▶ [Plotting code records]
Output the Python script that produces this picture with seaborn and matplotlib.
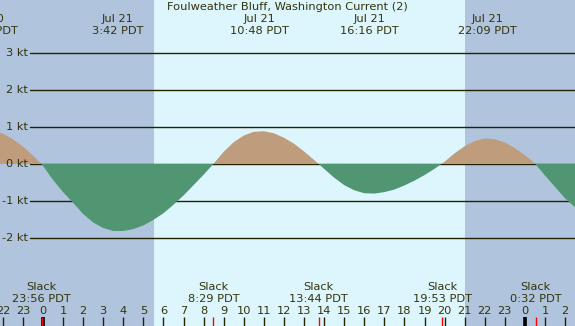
import matplotlib
matplotlib.use("Agg")
import matplotlib.pyplot as plt
import matplotlib.transforms as mtransforms
import numpy as np
import seaborn as sns

# ---- data (hours from midnight Jul 21 PDT, current speed in knots) ----
hours = [-2.5, -2.0, -1.5, -1.0, -0.5, 0.0, 0.5, 1.0, 1.5, 2.0, 2.5, 3.0, 3.5, 4.0,
         4.5, 5.0, 5.5, 6.0, 6.5, 7.0, 7.5, 8.0, 8.5, 9.0, 9.5, 10.0, 10.5, 11.0,
         11.5, 12.0, 12.5, 13.0, 13.5, 14.0, 14.5, 15.0, 15.5, 16.0, 16.5, 17.0,
         17.5, 18.0, 18.5, 19.0, 19.5, 20.0, 20.5, 21.0, 21.5, 22.0, 22.5, 23.0,
         23.5, 24.0, 24.5, 25.0, 25.5, 26.0, 26.5, 27.0]
speed = [0.89, 0.82, 0.67, 0.47, 0.23, -0.05, -0.43, -0.76, -1.05, -1.35, -1.58,
         -1.73, -1.81, -1.81, -1.76, -1.66, -1.51, -1.33, -1.10, -0.85, -0.57,
         -0.29, 0.01, 0.33, 0.59, 0.77, 0.87, 0.885, 0.83, 0.71, 0.55, 0.34, 0.11,
         -0.13, -0.37, -0.57, -0.71, -0.79, -0.80, -0.76, -0.69, -0.58, -0.45,
         -0.30, -0.13, 0.06, 0.29, 0.48, 0.62, 0.69, 0.67, 0.58, 0.43, 0.24, 0.01,
         -0.31, -0.62, -0.93, -1.17, -1.38]

max_times = [-2.717, 3.70, 10.80, 16.267, 22.15]
max_days = ["Jul 20", "Jul 21", "Jul 21", "Jul 21", "Jul 21"]
max_labels = ["21:17 PDT", "3:42 PDT", "10:48 PDT", "16:16 PDT", "22:09 PDT"]

slack_times = [-0.067, 8.483, 13.733, 19.883, 24.533]
slack_labels = ["23:56 PDT", "8:29 PDT", "13:44 PDT", "19:53 PDT", "0:32 PDT"]

sunrise = 5.53
sunset = 21.02

kt_levels = [3, 2, 1, 0, -1, -2]
kt_labels = ["3 kt", "2 kt", "1 kt", "0 kt", "-1 kt", "-2 kt"]

hour_ticks = list(range(-2, 27))
hour_labels = [str(h % 24) for h in hour_ticks]
midnights = [0, 24]

title = "Foulweather Bluff, Washington Current (2)"

# ---- style ----
sns.set_style("white")
plt.rcParams["font.family"] = ["DejaVu Sans"]
TXT = "#33330a"
LINE = "#222200"
DAY = "#ddf6fe"
NIGHT = "#b0c4de"
FLOOD = "#be9c7c"
EBB = "#509673"
FS = 8.2

W, H = 575, 326
fig = plt.figure(figsize=(W / 100, H / 100), dpi=100)
ax = fig.add_axes([0, 0, 1, 1])
xmin, xmax = -2.141, 26.494
ax.set_xlim(xmin, xmax)
ax.set_ylim(-4.378, 4.432)
ax.set_facecolor(DAY)
for s in ax.spines.values():
    s.set_visible(False)

ax.axvspan(xmin - 1, sunrise, color=NIGHT, lw=0, zorder=0)
ax.axvspan(sunset, xmax + 1, color=NIGHT, lw=0, zorder=0)

for lv in kt_levels:
    ax.axhline(lv, xmin=30 / W, xmax=1, color=LINE, lw=1.0, zorder=1)

hr = np.array(hours)
sp = np.array(speed)
sns.lineplot(x=hr, y=sp, ax=ax, lw=0, color=EBB, zorder=2)
ax.fill_between(hr, sp, 0, where=sp >= 0, interpolate=True, color=FLOOD, lw=0, zorder=3)
ax.fill_between(hr, sp, 0, where=sp <= 0, interpolate=True, color=EBB, lw=0, zorder=3)

ax.set_xticks([])
ax.set_yticks([])
ax.set_xlabel("")
ax.set_ylabel("")

bt = mtransforms.blended_transform_factory(ax.transData, ax.transAxes)
bt2 = mtransforms.blended_transform_factory(ax.transAxes, ax.transData)


def fy(px):
    return 1 - px / H


for lv, lb in zip(kt_levels, kt_labels):
    ax.text(28 / W, lv, lb, transform=bt2, ha="right", va="center",
            fontsize=FS, color=TXT, zorder=5)

ax.text(0.5, fy(7.5), title, transform=ax.transAxes, ha="center", va="center",
        fontsize=FS, color=TXT, zorder=5)

for t, d, lb in zip(max_times, max_days, max_labels):
    ax.text(t, fy(19.5), d, transform=bt, ha="center", va="center",
            fontsize=FS, color=TXT, zorder=5)
    ax.text(t, fy(31.5), lb, transform=bt, ha="center", va="center",
            fontsize=FS, color=TXT, zorder=5)

for t, lb in zip(slack_times, slack_labels):
    ax.text(t, fy(287.5), "Slack", transform=bt, ha="center", va="center",
            fontsize=FS, color=TXT, zorder=5)
    ax.text(t, fy(299.5), lb, transform=bt, ha="center", va="center",
            fontsize=FS, color=TXT, zorder=5)

for h, lb in zip(hour_ticks, hour_labels):
    ax.text(h, fy(311.5), lb, transform=bt, ha="center", va="center",
            fontsize=FS, color=TXT, zorder=5)
    ax.plot([h, h], [fy(317), 0], transform=bt, color=LINE, lw=1.0,
            solid_capstyle="butt", zorder=5, clip_on=False)

for h in midnights:
    ax.plot([h, h], [fy(317), 0], transform=bt, color="black", lw=2.6,
            solid_capstyle="butt", zorder=6, clip_on=False)

for t in slack_times:
    ax.plot([t, t], [fy(317), 0], transform=bt, color="red", lw=1.0,
            solid_capstyle="butt", zorder=7, clip_on=False)

fig.savefig("out.png", dpi=100)
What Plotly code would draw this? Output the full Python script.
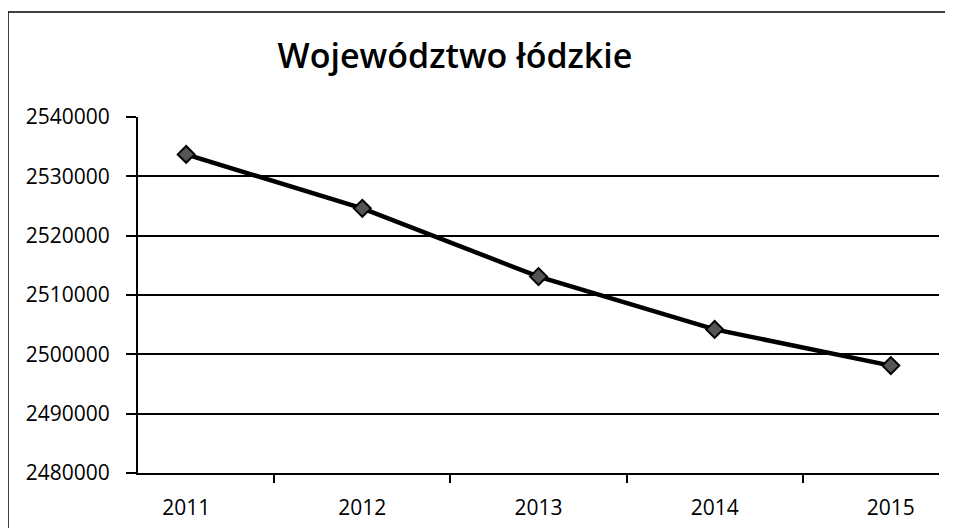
import plotly.graph_objects as go

years = ["2011", "2012", "2013", "2014", "2015"]
population = [2533700, 2524600, 2513100, 2504200, 2498100]
y_ticks = [2480000, 2490000, 2500000, 2510000, 2520000, 2530000, 2540000]
title_text = "Województwo łódzkie"

fig = go.Figure()
fig.add_trace(go.Scatter(
    x=years, y=population, mode="lines+markers",
    line=dict(color="black", width=4.5),
    marker=dict(symbol="diamond", size=13, color="#555555",
                line=dict(color="black", width=2)),
    showlegend=False,
))

fig.update_layout(
    width=945, height=520,
    margin=dict(l=130, r=14, t=109, b=55, autoexpand=False),
    paper_bgcolor="white", plot_bgcolor="white",
    font=dict(family="Open Sans, Lato, sans-serif", color="black", size=20),
    title=dict(text=title_text, xref="container", x=0.473, xanchor="center",
               yref="container", y=0.908, yanchor="middle",
               font=dict(size=34, color="black", weight=600,
                         family="Open Sans, Lato, sans-serif")),
    xaxis=dict(type="category", showgrid=False, showline=True, linecolor="black",
               linewidth=2, ticks="outside", tickson="boundaries", ticklen=8,
               tickcolor="black", tickwidth=2, tickfont=dict(size=21),
               ticklabelstandoff=15, automargin=False),
    yaxis=dict(range=[2480000, 2540000], tickvals=y_ticks, tickformat="d",
               showgrid=True, gridcolor="black", gridwidth=2,
               showline=True, linecolor="black", linewidth=2,
               ticks="outside", ticklen=10, tickcolor="black", tickwidth=2,
               zeroline=False, tickfont=dict(size=21), ticklabelstandoff=12,
               automargin=False),
    shapes=[
        dict(type="line", xref="paper", yref="paper", x0=-0.1623, x1=-0.1623,
             y0=-0.3, y1=1.295, line=dict(color="black", width=1.5)),
        dict(type="line", xref="paper", yref="paper", x0=-0.1623, x1=1.1,
             y0=1.295, y1=1.295, line=dict(color="black", width=1.5)),
    ],
)

fig.write_html("out.html")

▶ [Exercise brief] Transcribe every record above exactly as written, leaving out any pictures.

▶ [Output of the exercise]
Output the Python script that produces this picture with seaborn and matplotlib.
import matplotlib
matplotlib.use("Agg")
import matplotlib.pyplot as plt
import matplotlib.transforms as mtransforms
import numpy as np
import seaborn as sns

# ---- data (hours from midnight Jul 21 PDT, current speed in knots) ----
hours = [-2.5, -2.0, -1.5, -1.0, -0.5, 0.0, 0.5, 1.0, 1.5, 2.0, 2.5, 3.0, 3.5, 4.0,
         4.5, 5.0, 5.5, 6.0, 6.5, 7.0, 7.5, 8.0, 8.5, 9.0, 9.5, 10.0, 10.5, 11.0,
         11.5, 12.0, 12.5, 13.0, 13.5, 14.0, 14.5, 15.0, 15.5, 16.0, 16.5, 17.0,
         17.5, 18.0, 18.5, 19.0, 19.5, 20.0, 20.5, 21.0, 21.5, 22.0, 22.5, 23.0,
         23.5, 24.0, 24.5, 25.0, 25.5, 26.0, 26.5, 27.0]
speed = [0.89, 0.82, 0.67, 0.47, 0.23, -0.05, -0.43, -0.76, -1.05, -1.35, -1.58,
         -1.73, -1.81, -1.81, -1.76, -1.66, -1.51, -1.33, -1.10, -0.85, -0.57,
         -0.29, 0.01, 0.33, 0.59, 0.77, 0.87, 0.885, 0.83, 0.71, 0.55, 0.34, 0.11,
         -0.13, -0.37, -0.57, -0.71, -0.79, -0.80, -0.76, -0.69, -0.58, -0.45,
         -0.30, -0.13, 0.06, 0.29, 0.48, 0.62, 0.69, 0.67, 0.58, 0.43, 0.24, 0.01,
         -0.31, -0.62, -0.93, -1.17, -1.38]

max_times = [-2.717, 3.70, 10.80, 16.267, 22.15]
max_days = ["Jul 20", "Jul 21", "Jul 21", "Jul 21", "Jul 21"]
max_labels = ["21:17 PDT", "3:42 PDT", "10:48 PDT", "16:16 PDT", "22:09 PDT"]

slack_times = [-0.067, 8.483, 13.733, 19.883, 24.533]
slack_labels = ["23:56 PDT", "8:29 PDT", "13:44 PDT", "19:53 PDT", "0:32 PDT"]

sunrise = 5.53
sunset = 21.02

kt_levels = [3, 2, 1, 0, -1, -2]
kt_labels = ["3 kt", "2 kt", "1 kt", "0 kt", "-1 kt", "-2 kt"]

hour_ticks = list(range(-2, 27))
hour_labels = [str(h % 24) for h in hour_ticks]
midnights = [0, 24]

title = "Foulweather Bluff, Washington Current (2)"

# ---- style ----
sns.set_style("white")
plt.rcParams["font.family"] = ["DejaVu Sans"]
TXT = "#33330a"
LINE = "#222200"
DAY = "#ddf6fe"
NIGHT = "#b0c4de"
FLOOD = "#be9c7c"
EBB = "#509673"
FS = 8.2

W, H = 575, 326
fig = plt.figure(figsize=(W / 100, H / 100), dpi=100)
ax = fig.add_axes([0, 0, 1, 1])
xmin, xmax = -2.141, 26.494
ax.set_xlim(xmin, xmax)
ax.set_ylim(-4.378, 4.432)
ax.set_facecolor(DAY)
for s in ax.spines.values():
    s.set_visible(False)

ax.axvspan(xmin - 1, sunrise, color=NIGHT, lw=0, zorder=0)
ax.axvspan(sunset, xmax + 1, color=NIGHT, lw=0, zorder=0)

for lv in kt_levels:
    ax.axhline(lv, xmin=30 / W, xmax=1, color=LINE, lw=1.0, zorder=1)

hr = np.array(hours)
sp = np.array(speed)
sns.lineplot(x=hr, y=sp, ax=ax, lw=0, color=EBB, zorder=2)
ax.fill_between(hr, sp, 0, where=sp >= 0, interpolate=True, color=FLOOD, lw=0, zorder=3)
ax.fill_between(hr, sp, 0, where=sp <= 0, interpolate=True, color=EBB, lw=0, zorder=3)

ax.set_xticks([])
ax.set_yticks([])
ax.set_xlabel("")
ax.set_ylabel("")

bt = mtransforms.blended_transform_factory(ax.transData, ax.transAxes)
bt2 = mtransforms.blended_transform_factory(ax.transAxes, ax.transData)


def fy(px):
    return 1 - px / H


for lv, lb in zip(kt_levels, kt_labels):
    ax.text(28 / W, lv, lb, transform=bt2, ha="right", va="center",
            fontsize=FS, color=TXT, zorder=5)

ax.text(0.5, fy(7.5), title, transform=ax.transAxes, ha="center", va="center",
        fontsize=FS, color=TXT, zorder=5)

for t, d, lb in zip(max_times, max_days, max_labels):
    ax.text(t, fy(19.5), d, transform=bt, ha="center", va="center",
            fontsize=FS, color=TXT, zorder=5)
    ax.text(t, fy(31.5), lb, transform=bt, ha="center", va="center",
            fontsize=FS, color=TXT, zorder=5)

for t, lb in zip(slack_times, slack_labels):
    ax.text(t, fy(287.5), "Slack", transform=bt, ha="center", va="center",
            fontsize=FS, color=TXT, zorder=5)
    ax.text(t, fy(299.5), lb, transform=bt, ha="center", va="center",
            fontsize=FS, color=TXT, zorder=5)

for h, lb in zip(hour_ticks, hour_labels):
    ax.text(h, fy(311.5), lb, transform=bt, ha="center", va="center",
            fontsize=FS, color=TXT, zorder=5)
    ax.plot([h, h], [fy(317), 0], transform=bt, color=LINE, lw=1.0,
            solid_capstyle="butt", zorder=5, clip_on=False)

for h in midnights:
    ax.plot([h, h], [fy(317), 0], transform=bt, color="black", lw=2.6,
            solid_capstyle="butt", zorder=6, clip_on=False)

for t in slack_times:
    ax.plot([t, t], [fy(317), 0], transform=bt, color="red", lw=1.0,
            solid_capstyle="butt", zorder=7, clip_on=False)

fig.savefig("out.png", dpi=100)
What Plotly code would draw this? Output the full Python script.
import plotly.graph_objects as go

years = ["2011", "2012", "2013", "2014", "2015"]
population = [2533700, 2524600, 2513100, 2504200, 2498100]
y_ticks = [2480000, 2490000, 2500000, 2510000, 2520000, 2530000, 2540000]
title_text = "Województwo łódzkie"

fig = go.Figure()
fig.add_trace(go.Scatter(
    x=years, y=population, mode="lines+markers",
    line=dict(color="black", width=4.5),
    marker=dict(symbol="diamond", size=13, color="#555555",
                line=dict(color="black", width=2)),
    showlegend=False,
))

fig.update_layout(
    width=945, height=520,
    margin=dict(l=130, r=14, t=109, b=55, autoexpand=False),
    paper_bgcolor="white", plot_bgcolor="white",
    font=dict(family="Open Sans, Lato, sans-serif", color="black", size=20),
    title=dict(text=title_text, xref="container", x=0.473, xanchor="center",
               yref="container", y=0.908, yanchor="middle",
               font=dict(size=34, color="black", weight=600,
                         family="Open Sans, Lato, sans-serif")),
    xaxis=dict(type="category", showgrid=False, showline=True, linecolor="black",
               linewidth=2, ticks="outside", tickson="boundaries", ticklen=8,
               tickcolor="black", tickwidth=2, tickfont=dict(size=21),
               ticklabelstandoff=15, automargin=False),
    yaxis=dict(range=[2480000, 2540000], tickvals=y_ticks, tickformat="d",
               showgrid=True, gridcolor="black", gridwidth=2,
               showline=True, linecolor="black", linewidth=2,
               ticks="outside", ticklen=10, tickcolor="black", tickwidth=2,
               zeroline=False, tickfont=dict(size=21), ticklabelstandoff=12,
               automargin=False),
    shapes=[
        dict(type="line", xref="paper", yref="paper", x0=-0.1623, x1=-0.1623,
             y0=-0.3, y1=1.295, line=dict(color="black", width=1.5)),
        dict(type="line", xref="paper", yref="paper", x0=-0.1623, x1=1.1,
             y0=1.295, y1=1.295, line=dict(color="black", width=1.5)),
    ],
)

fig.write_html("out.html")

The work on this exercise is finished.